In 1990, at the age of 23, Walker waded into state politics as the Republican nominee against first-term state Rep. Gwen Moore in Milwaukee County’s old 7th District.
Walker ran an aggressive campaign that highlighted his strengths and drew support from Republicans who even then saw him as a rising star.
But when the votes were counted on election night — which saw Republican Gov. Tommy Thompson secure a landslide victory — Walker had been pummeled.
Moore (now a progressive Democratic congresswoman) got 69 percent of the vote to Walker’s 31 percent.
Was Walker really that inept? That unappealing?
No. He was running in a district that had in the previous redistricting process been drawn to favor a Democrat, and it did.
Three years later, in a district that had been drawn to be more favorable to a Republican, Walker won a special election with ease. And he went on to hold the seat with percentages as high as Moore’s in 1990.
This is the reality of redistricting when the process is controlled by politicians seeking partisan advantage. It denies voters options and prevents capable candidates from even being competitive.
Walker knows this.
He also knows that the new congressional and legislative district maps drawn up by the Fitzgerald brothers and their highly paid lawyers are the most partisan — and least competitive — in Wisconsin history.

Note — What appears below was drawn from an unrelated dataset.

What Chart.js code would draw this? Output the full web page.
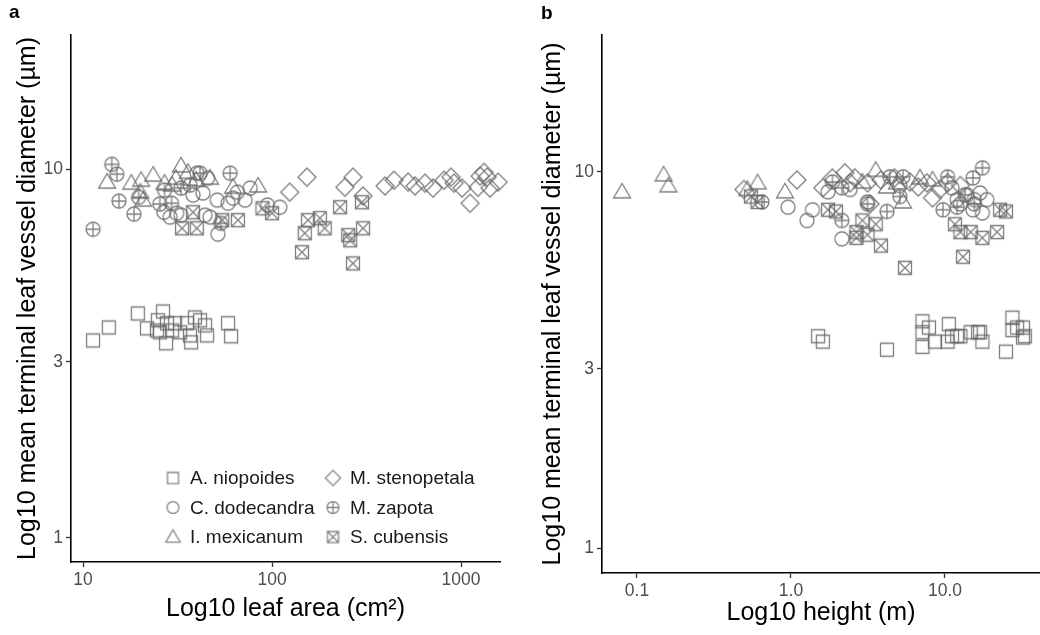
<!DOCTYPE html>
<html>
<head>
<meta charset="utf-8">
<script src="https://cdn.jsdelivr.net/npm/chart.js@4/dist/chart.umd.min.js"></script>
<style>
  body { margin: 0; background: #fff; width: 1040px; height: 635px; overflow: hidden; position: relative; font-family: "Liberation Sans", Arial, sans-serif; }
  canvas { position: absolute; top: 0; }
  #grafA { left: 0; }
  #grafB { left: 520px; }
  .painel { position: absolute; font-size: 19px; line-height: 19px; font-weight: bold; color: #000; }
</style>
</head>
<body>
<canvas id="grafA" width="520" height="635"></canvas>
<canvas id="grafB" width="520" height="635"></canvas>
<div class="painel" style="left:9px;top:2px">a</div>
<div class="painel" style="left:541px;top:3px">b</div>
<script>
// especies, na ordem da legenda
var especies = ['A. niopoides', 'C. dodecandra', 'I. mexicanum', 'M. stenopetala', 'M. zapota', 'S. cubensis'];
var marcas = ['quadrado', 'circulo', 'triangulo', 'losango', 'circuloMais', 'quadradoX'];

// painel a: [area foliar (cm2), diametro do vaso (um)]
var niopoidesA = [[11.3,3.43],[13.7,3.72],[19.5,4.06],[21.8,3.70],[26.5,4.11],[24.9,3.89],[27.8,3.82],[25.5,3.61],[27.5,3.37],[29.6,3.65],[30.7,3.82],[35.5,3.82],[36.8,3.54],[37.3,3.39],[39.1,3.96],[41.6,3.89],[44.2,3.77],[45.3,3.54],[58.5,3.82],[60.7,3.52],[24.6,3.65],[32.6,3.61]];
var dodecandraA = [[51.7,6.66],[28.9,7.41],[33.0,7.50],[47.0,7.41],[38.2,8.50],[43.1,8.61],[51.3,8.24],[62.2,8.34],[76.6,8.88],[65.6,8.66],[94.6,7.99],[110,7.88],[45.6,9.45],[40.1,9.75],[26.8,7.64],[31.3,7.59],[58.5,8.08],[72,8.24],[44.2,7.50]];
var mexicanumA = [[13.4,9.22],[18.0,9.16],[20.3,9.33],[23.5,9.63],[31.0,9.45],[33.0,10.2],[35.9,9.8],[39.6,9.33],[47.0,9.45],[62.2,8.93],[84.4,9.0],[20.1,8.66],[20.8,8.24],[29.6,9.05],[27,9.16]];
var stenopetalaA = [[124,8.66],[153,9.51],[243,8.93],[268,9.51],[303,8.45],[396,9.0],[442,9.33],[525,9.22],[571,9.0],[645,9.16],[711,8.88],[813,9.33],[885,9.51],[918,9.16],[1012,8.88],[1116,8.08],[1261,9.57],[1324,9.8],[1373,9.51],[1230,8.93],[1423,8.88],[1570,9.22]];
var zapotaA = [[14.2,10.3],[15.1,9.69],[11.3,6.87],[15.5,8.19],[18.6,7.55],[19.7,8.39],[25.5,8.04],[29.4,8.08],[41.6,9.75],[60.0,9.75],[53.5,7.13],[33,8.88],[27,8.77],[36.8,9.05]];
var cubensisA = [[33.4,6.91],[40,6.91],[54.5,7.27],[66,7.27],[89,7.83],[100,7.59],[155,7.27],[179,7.36],[149,6.70],[190,6.91],[144,5.95],[229,7.88],[299,8.13],[253,6.62],[259,6.41],[303,6.91],[268,5.55],[38.2,7.64]];

// painel b: [altura (m), diametro do vaso (um)]
var niopoidesB = [[1.50,3.66],[1.61,3.54],[4.20,3.37],[7.14,4.01],[7.14,3.75],[7.87,3.86],[7.14,3.43],[8.61,3.54],[10.4,3.54],[10.6,3.94],[11.1,3.66],[12.0,3.66],[12.6,3.66],[14.7,3.75],[16.4,3.75],[16.9,3.75],[17.5,3.54],[24.9,3.33],[27.4,4.10],[27.4,3.80],[29.4,3.86],[32.1,3.86],[33.0,3.66],[32.1,3.63]];
var dodecandraB = [[0.957,8.06],[1.27,7.43],[1.38,7.93],[1.74,8.85],[2.14,6.64],[3.14,8.32],[11.1,9.07],[12.0,8.44],[13.9,8.69],[16.9,8.79],[18.7,8.44],[15.2,7.93],[17.5,7.78],[2.42,8.98],[5.10,9.2],[12.6,8.22],[15.5,8.44]];
var mexicanumB = [[0.080,8.85],[0.149,9.82],[0.160,9.18],[0.521,8.98],[0.607,9.35],[0.914,8.85],[3.55,10.1],[5.34,8.32],[6.88,9.64],[8.30,9.52],[4.88,9.35],[2.91,9.40],[4.20,9.12]];
var stenopetalaB = [[0.495,8.98],[1.094,9.52],[1.61,9.07],[1.86,9.64],[2.24,9.94],[2.42,9.35],[3.14,9.35],[3.84,9.52],[3.26,8.22],[5.93,9.40],[7.64,9.35],[8.30,8.53],[9.28,8.98],[2.6,9.64],[4.7,9.64],[6.7,9.12],[10.4,9.35],[12.6,9.2]];
var zapotaB = [[0.648,8.32],[1.86,9.40],[2.14,9.07],[2.14,7.43],[3.14,8.22],[4.20,7.85],[5.10,8.60],[9.70,7.93],[12.0,8.06],[5.34,9.70],[4.39,9.70],[10.4,9.70],[17.5,10.25],[15.2,9.64],[13.5,8.69],[15.5,8.22]];
var cubensisB = [[0.55,8.60],[0.607,8.32],[1.74,7.93],[1.96,7.85],[2.91,7.43],[3.55,7.26],[2.66,6.92],[2.66,6.68],[3.14,6.81],[3.84,6.37],[5.50,5.56],[11.6,7.26],[12.6,6.92],[14.7,6.92],[17.5,6.68],[21.8,6.92],[22.8,7.93],[24.9,7.85],[13.1,5.95]];

// eixos
var ticksY = [1, 3, 10];
var rotulosY = ['1', '3', '10'];
var limitesY = [0.86, 23.1];
var ticksXA = [10, 100, 1000];
var rotulosXA = ['10', '100', '1000'];
var limitesXA = [8.64, 1607];
var ticksXB = [0.1, 1, 10];
var rotulosXB = ['0.1', '1.0', '10.0'];
var limitesXB = [0.0593, 41.4];

var corMarca = 'rgba(105,105,105,0.85)';
var fonte = '"Liberation Sans", Arial, sans-serif';

function desenhaSimbolo(tipo, escala, cor) {
    var c = document.createElement('canvas');
    var s = Math.ceil(22 * escala);
    c.width = s; c.height = s;
    var ctx = c.getContext('2d');
    ctx.strokeStyle = cor;
    ctx.lineWidth = 1.3;
    var m = s / 2;
    ctx.beginPath();
    if (tipo == 'quadrado' || tipo == 'quadradoX') {
        var r = 6.5 * escala;
        ctx.rect(m - r, m - r, 2 * r, 2 * r);
        if (tipo == 'quadradoX') {
            ctx.moveTo(m - r, m - r); ctx.lineTo(m + r, m + r);
            ctx.moveTo(m + r, m - r); ctx.lineTo(m - r, m + r);
        }
    } else if (tipo == 'circulo' || tipo == 'circuloMais') {
        var r = 7 * escala;
        ctx.arc(m, m, r, 0, Math.PI * 2);
        if (tipo == 'circuloMais') {
            ctx.moveTo(m - r, m); ctx.lineTo(m + r, m);
            ctx.moveTo(m, m - r); ctx.lineTo(m, m + r);
        }
    } else if (tipo == 'triangulo') {
        ctx.moveTo(m, m - 8.5 * escala);
        ctx.lineTo(m + 8.5 * escala, m + 6 * escala);
        ctx.lineTo(m - 8.5 * escala, m + 6 * escala);
        ctx.closePath();
    } else if (tipo == 'losango') {
        var r = 9 * escala;
        ctx.moveTo(m, m - r); ctx.lineTo(m + r, m);
        ctx.lineTo(m, m + r); ctx.lineTo(m - r, m);
        ctx.closePath();
    }
    ctx.stroke();
    return c;
}

var imgPontos = marcas.map(function (t) { return desenhaSimbolo(t, 1, corMarca); });
var imgLegenda = marcas.map(function (t) { return desenhaSimbolo(t, 0.85, 'rgba(120,120,120,0.9)'); });

// legenda dentro do painel a, 2 colunas x 3 linhas
var legendaDentro = {
    id: 'legendaDentro',
    afterDraw: function (chart) {
        var ctx = chart.ctx;
        ctx.save();
        ctx.font = '19px ' + fonte;
        ctx.fillStyle = '#1a1a1a';
        ctx.textBaseline = 'middle';
        for (var i = 0; i < especies.length; i++) {
            var col = Math.floor(i / 3);
            var lin = i % 3;
            var x = 173 + col * 160;
            var y = 478 + lin * 29.5;
            var img = imgLegenda[i];
            ctx.drawImage(img, x - img.width / 2, y - img.height / 2);
            ctx.fillText(especies[i], x + 17, y + 1);
        }
        ctx.restore();
    }
};

function montarEixo(ticks, rotulos, limites, titulo, tamanho, padTitulo) {
    return {
        type: 'logarithmic',
        min: limites[0],
        max: limites[1],
        afterBuildTicks: function (escala) {
            escala.ticks = ticks.map(function (v) { return { value: v }; });
        },
        afterFit: function (escala) {
            if (escala.isHorizontal()) escala.height = tamanho;
            else escala.width = tamanho;
        },
        ticks: {
            autoSkip: false,
            maxRotation: 0,
            padding: 3,
            color: '#4d4d4d',
            font: { family: fonte, size: 17.5 },
            callback: function (v, i) { return rotulos[i]; }
        },
        grid: { display: true, drawOnChartArea: false, drawTicks: true, tickLength: 5, tickWidth: 1.3, tickColor: '#333' },
        border: { display: true, color: '#000', width: 1.6 },
        title: {
            display: true,
            text: titulo,
            color: '#000',
            font: { family: fonte, size: 25 },
            padding: padTitulo
        }
    };
}

function grafico(idCanvas, series, eixoX, eixoY, padding, plugins) {
    var conjuntos = [];
    for (var i = 0; i < especies.length; i++) {
        conjuntos.push({
            label: especies[i],
            data: series[i].map(function (p) { return { x: p[0], y: p[1] }; }),
            pointStyle: imgPontos[i],
            pointRadius: 6,
            clip: false
        });
    }
    return new Chart(document.getElementById(idCanvas), {
        type: 'scatter',
        data: { datasets: conjuntos },
        options: {
            responsive: false,
            animation: false,
            events: [],
            layout: { padding: padding, autoPadding: false },
            plugins: { legend: { display: false }, tooltip: { enabled: false } },
            scales: { x: eixoX, y: eixoY }
        },
        plugins: plugins
    });
}

var tituloY = 'Log10 mean terminal leaf vessel diameter (\u00b5m)';

grafico('grafA',
    [niopoidesA, dodecandraA, mexicanumA, stenopetalaA, zapotaA, cubensisA],
    montarEixo(ticksXA, rotulosXA, limitesXA, 'Log10 leaf area (cm\u00b2)', 73, { top: 0, bottom: 11 }),
    montarEixo(ticksY, rotulosY, limitesY, tituloY, 71, { top: 13, bottom: 0 }),
    { left: 0, right: 20, top: 35, bottom: 0 },
    [legendaDentro]);

grafico('grafB',
    [niopoidesB, dodecandraB, mexicanumB, stenopetalaB, zapotaB, cubensisB],
    montarEixo(ticksXB, rotulosXB, limitesXB, 'Log10 height (m)', 62, { top: 0, bottom: 7 }),
    montarEixo(ticksY, rotulosY, limitesY, tituloY, 82, { top: 18, bottom: 0 }),
    { left: 0, right: 0, top: 35, bottom: 0 },
    []);
</script>
</body>
</html>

No one expects Senate Majority Leader Scott or Assembly Speaker Jeff to act responsibly; they are determined to “Fitzgermander” Wisconsin to serve their own political ends.
Walker should provide some adult supervision. The governor can do that by embracing Rep. Mark Pocan’s call for a redistricting intervention.

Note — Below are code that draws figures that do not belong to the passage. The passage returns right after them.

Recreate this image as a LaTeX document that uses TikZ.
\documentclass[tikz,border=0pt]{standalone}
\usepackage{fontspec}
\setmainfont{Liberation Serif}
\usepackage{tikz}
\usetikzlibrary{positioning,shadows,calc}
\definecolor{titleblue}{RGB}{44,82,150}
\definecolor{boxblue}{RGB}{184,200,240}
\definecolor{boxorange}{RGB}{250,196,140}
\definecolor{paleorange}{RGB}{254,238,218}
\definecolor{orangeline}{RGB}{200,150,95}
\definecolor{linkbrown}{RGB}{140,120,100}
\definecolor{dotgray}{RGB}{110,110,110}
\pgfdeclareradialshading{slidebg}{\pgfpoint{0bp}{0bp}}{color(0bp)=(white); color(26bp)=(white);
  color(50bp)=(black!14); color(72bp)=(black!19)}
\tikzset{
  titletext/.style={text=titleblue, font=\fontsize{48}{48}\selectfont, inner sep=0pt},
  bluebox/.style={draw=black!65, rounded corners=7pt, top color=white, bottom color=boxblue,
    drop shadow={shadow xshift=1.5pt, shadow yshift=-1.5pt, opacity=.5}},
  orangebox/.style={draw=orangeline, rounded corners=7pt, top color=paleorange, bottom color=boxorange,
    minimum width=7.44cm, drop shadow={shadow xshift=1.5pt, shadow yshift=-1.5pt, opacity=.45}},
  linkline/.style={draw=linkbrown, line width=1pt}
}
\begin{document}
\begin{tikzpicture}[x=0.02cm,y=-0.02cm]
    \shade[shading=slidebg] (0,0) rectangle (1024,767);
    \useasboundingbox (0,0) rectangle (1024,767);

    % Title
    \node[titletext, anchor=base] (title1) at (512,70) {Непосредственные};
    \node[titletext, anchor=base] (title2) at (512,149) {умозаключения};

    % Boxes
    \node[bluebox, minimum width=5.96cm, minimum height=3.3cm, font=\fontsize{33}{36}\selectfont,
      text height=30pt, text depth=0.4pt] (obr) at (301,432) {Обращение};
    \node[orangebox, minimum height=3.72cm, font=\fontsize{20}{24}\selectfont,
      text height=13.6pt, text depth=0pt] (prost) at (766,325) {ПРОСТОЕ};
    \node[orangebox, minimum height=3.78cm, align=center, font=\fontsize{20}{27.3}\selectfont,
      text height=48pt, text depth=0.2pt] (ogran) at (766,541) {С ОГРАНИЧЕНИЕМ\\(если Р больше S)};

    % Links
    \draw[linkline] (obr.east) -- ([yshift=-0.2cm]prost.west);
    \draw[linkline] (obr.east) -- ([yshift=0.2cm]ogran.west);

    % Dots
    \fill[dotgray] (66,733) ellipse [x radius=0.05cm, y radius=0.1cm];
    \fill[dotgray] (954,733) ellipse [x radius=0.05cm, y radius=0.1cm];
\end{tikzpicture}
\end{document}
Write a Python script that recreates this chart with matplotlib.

Expressing the general outrage over the Fitzgeralds’ determination to fast-track the redrawing of legislative districts, the Madison Democrat noted, “The Republican proposal is highly partisan, intentionally drawn not with Wisconsin’s best interest in mind, but rather their own special interests in mind.”
“Redistricting isn’t something to be rushed through the Legislature without adequate public input,” noted Pocan, who addressed an appeal to Walker that was appropriately blunt: “Governor Walker, your fear of losing the majority in the Senate after the recall elections is no justification for rushing through a bill the Legislature only takes up once every decade. I fear in your rush to change Wisconsin, you are not weighing the damage you are doing to our state.”

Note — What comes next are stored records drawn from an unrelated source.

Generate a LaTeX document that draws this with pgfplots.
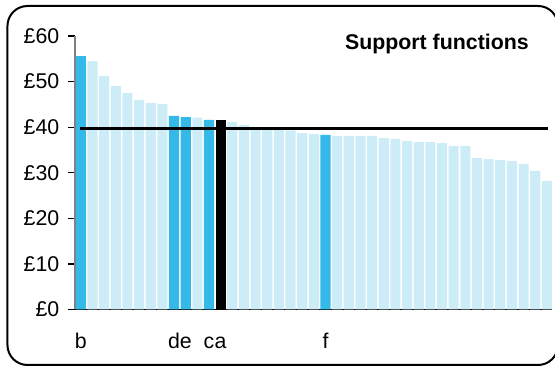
\documentclass[border=0pt]{standalone}
\usepackage{fontspec}
\setmainfont{Liberation Sans}
\usepackage{pgfplots}
\pgfplotsset{compat=1.18}
\definecolor{darkblue}{RGB}{53,185,233}
\definecolor{lightblue}{RGB}{204,236,248}
\begin{document}
\begin{tikzpicture}
\path[use as bounding box] (0pt,0pt) rectangle (416.25pt,274.5pt);
\begin{scope}
\clip (0pt,0pt) rectangle (416.25pt,274.5pt);
\draw[line width=1.5pt, rounded corners=15pt] (5.6pt,0.75pt) rectangle (418.5pt,270pt);
\end{scope}
\node[font=\fontsize{16}{18}\selectfont\bfseries, anchor=base east, inner sep=0pt] at (396.75pt,237pt) {Support functions};
\begin{axis}[
  at={(56.25pt,42.375pt)}, anchor=south west,
  scale only axis, width=357.75pt, height=205.1pt,
  xmin=-0.5, xmax=40.44, ymin=0, ymax=60,
  axis x line*=bottom, axis y line*=left,
  x axis line style={black, line width=1.2pt},
  y axis line style={gray, line width=1.5pt},
  tick align=outside, major tick length=5.25pt,
  ytick={0,10,20,30,40,50,60},
  yticklabels={£0,£10,£20,£30,£40,£50,£60},
  ytick style={black, line width=1pt},
  xtick={0,8,9,11,12,21},
  xticklabels={b,d,e,c,a,f},
  xtick style={draw=none},
  ticklabel style={font=\fontsize{16}{18}\selectfont},
  yticklabel style={anchor=east, inner sep=0pt, xshift=-6.3pt},
  xticklabel style={anchor=base, inner sep=0pt, yshift=-24pt},
  bar width=7.6pt,
  clip=false,
]
\addplot[ybar, bar shift=0pt, fill=lightblue, draw=none] coordinates {
(1,54.5) (2,51.2) (3,49.0) (4,47.5) (5,46.0) (6,45.3) (7,45.1)
(10,42.1) (13,41.1) (14,40.5) (15,40.0) (16,39.7) (17,39.5) (18,39.3)
(19,38.7) (20,38.5) (22,38.1) (23,38.1) (24,38.1) (25,38.1) (26,37.6)
(27,37.4) (28,37.0) (29,36.7) (30,36.7) (31,36.5) (32,35.9) (33,35.9)
(34,33.2) (35,33.0) (36,32.8) (37,32.6) (38,31.9) (39,30.4) (40,28.2)
};
\addplot[ybar, bar shift=0pt, fill=darkblue, draw=none] coordinates {
(0,55.6) (8,42.5) (9,42.2) (11,41.6) (21,38.3)
};
\addplot[ybar, bar shift=0pt, fill=black, draw=none] coordinates {
(12,41.6)
};
\addplot[black, line width=2pt, mark=none] coordinates {(-0.03,39.7) (40.1,39.7)};
\end{axis}
\end{tikzpicture}
\end{document}
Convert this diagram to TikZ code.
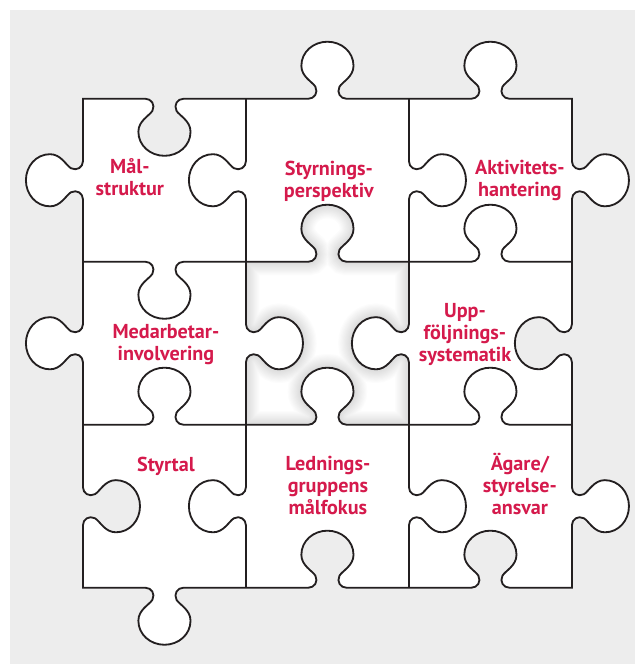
\documentclass[tikz,border=0pt]{standalone}
\usepackage{fontspec}
\setmainfont{PT Sans}
\usetikzlibrary{calc}

\definecolor{backgray}{HTML}{EDEDED}
\definecolor{termred}{HTML}{D51A4C}
\definecolor{outline}{HTML}{231F20}

% one side of a piece: from #1, length 1 in direction #2, knob on side #3 (1 = left, -1 = right)
\newcommand{\tabedge}[3]{%
  -- ($(#1)+(#2:0.383)$)
  .. controls ($(#1)+(#2:0.420)$) and ($(#1)+(#2:0.445)+(#2+90:#3*0.037)$) .. ($(#1)+(#2:0.426)+(#2+90:#3*0.074)$)
  .. controls ($(#1)+(#2:0.408)+(#2+90:#3*0.104)$) and ($(#1)+(#2:0.340)+(#2+90:#3*0.135)$) .. ($(#1)+(#2:0.340)+(#2+90:#3*0.202)$)
  .. controls ($(#1)+(#2:0.340)+(#2+90:#3*0.288)$) and ($(#1)+(#2:0.414)+(#2+90:#3*0.350)$) .. ($(#1)+(#2:0.500)+(#2+90:#3*0.350)$)
  .. controls ($(#1)+(#2:0.586)+(#2+90:#3*0.350)$) and ($(#1)+(#2:0.660)+(#2+90:#3*0.288)$) .. ($(#1)+(#2:0.660)+(#2+90:#3*0.202)$)
  .. controls ($(#1)+(#2:0.660)+(#2+90:#3*0.135)$) and ($(#1)+(#2:0.592)+(#2+90:#3*0.104)$) .. ($(#1)+(#2:0.574)+(#2+90:#3*0.074)$)
  .. controls ($(#1)+(#2:0.555)+(#2+90:#3*0.037)$) and ($(#1)+(#2:0.580)$) .. ($(#1)+(#2:0.617)$)
  -- ($(#1)+(#2:1)$)}

\begin{document}
\begin{tikzpicture}[x=2.5cm,y=2.5cm,
    piece/.style={draw=outline,line width=0.8pt,fill=white},
    seam/.style={draw=outline,line width=0.8pt},
    term/.style={text=termred,font=\bfseries\fontsize{8.8}{9.6}\selectfont,align=center,anchor=base}]
  \useasboundingbox (-0.509,-0.468) rectangle (3.387,3.606);
  \fill[backgray] (-0.448,-0.468) rectangle (3.387,3.544);

  % outer border of the block, clockwise from the top left corner
  \path[piece] (0,3) \tabedge{0,3}{0}{-1} \tabedge{1,3}{0}{1} \tabedge{2,3}{0}{1}
    \tabedge{3,3}{-90}{1} \tabedge{3,2}{-90}{-1} \tabedge{3,1}{-90}{1}
    \tabedge{3,0}{180}{-1} \tabedge{2,0}{180}{-1} \tabedge{1,0}{180}{1}
    \tabedge{0,0}{90}{-1} \tabedge{0,1}{90}{1} \tabedge{0,2}{90}{1} -- cycle;

  % empty slot in the middle, shaded along its rim
  \begin{scope}
    \clip (1,2) \tabedge{1,2}{0}{1} \tabedge{2,2}{-90}{-1} \tabedge{2,1}{180}{-1} \tabedge{1,1}{90}{-1} -- cycle;
    \foreach \w in {1,...,12}
      \draw[black,opacity=0.012,line width=\w pt] (1,2) \tabedge{1,2}{0}{1} \tabedge{2,2}{-90}{-1} \tabedge{2,1}{180}{-1} \tabedge{1,1}{90}{-1} -- cycle;
  \end{scope}

  % inner seams
  \foreach \i/\s in {0/-1, 1/1, 2/1} \draw[seam] (\i,2) \tabedge{\i,2}{0}{\s};
  \foreach \i/\s in {0/1, 1/1, 2/1} \draw[seam] (\i,1) \tabedge{\i,1}{0}{\s};
  \foreach \j/\s in {2/1, 1/-1, 0/1} \draw[seam] (1,\j) \tabedge{1,\j}{90}{\s};
  \foreach \j/\s in {2/-1, 1/1, 0/-1} \draw[seam] (2,\j) \tabedge{2,\j}{90}{\s};

  \node[term] (malstruktur) at (0.288,2.409) {Mål-\\struktur};
  \node[term] (styrning) at (1.509,2.397) {Styrnings-\\perspektiv};
  \node[term] (aktivitet) at (2.681,2.399) {Aktivitets-\\hantering};
  \node[term] (medarbetare) at (0.509,1.397) {Medarbetar-\\involvering};
  \node[term] (uppfoljning) at (2.344,1.385) {Upp-\\följnings-\\systematik};
  \node[term] (styrtal) at (0.509,0.716) {Styrtal};
  \node[term] (ledning) at (1.503,0.452) {Lednings-\\gruppens\\målfokus};
  \node[term] (agare) at (2.681,0.452) {Ägare/\\styrelse-\\ansvar};
\end{tikzpicture}
\end{document}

There are those who will dismiss the prospect that Walker might ever put the interests of Wisconsin ahead of his personal ambitions. Perhaps they are right. But this is a moment where the governor could prove his critics wrong. Announcing that he will not participate in the fast-tracking of redistricting, and that he will work with the Legislature as it stands after the recalls, would allow Walker to rise above the petty partisanship of the Fitzgeralds.
Failing to do the right thing would simply suggest that Walker is still a loser who wants to “win” by gaming the system and undermining democracy.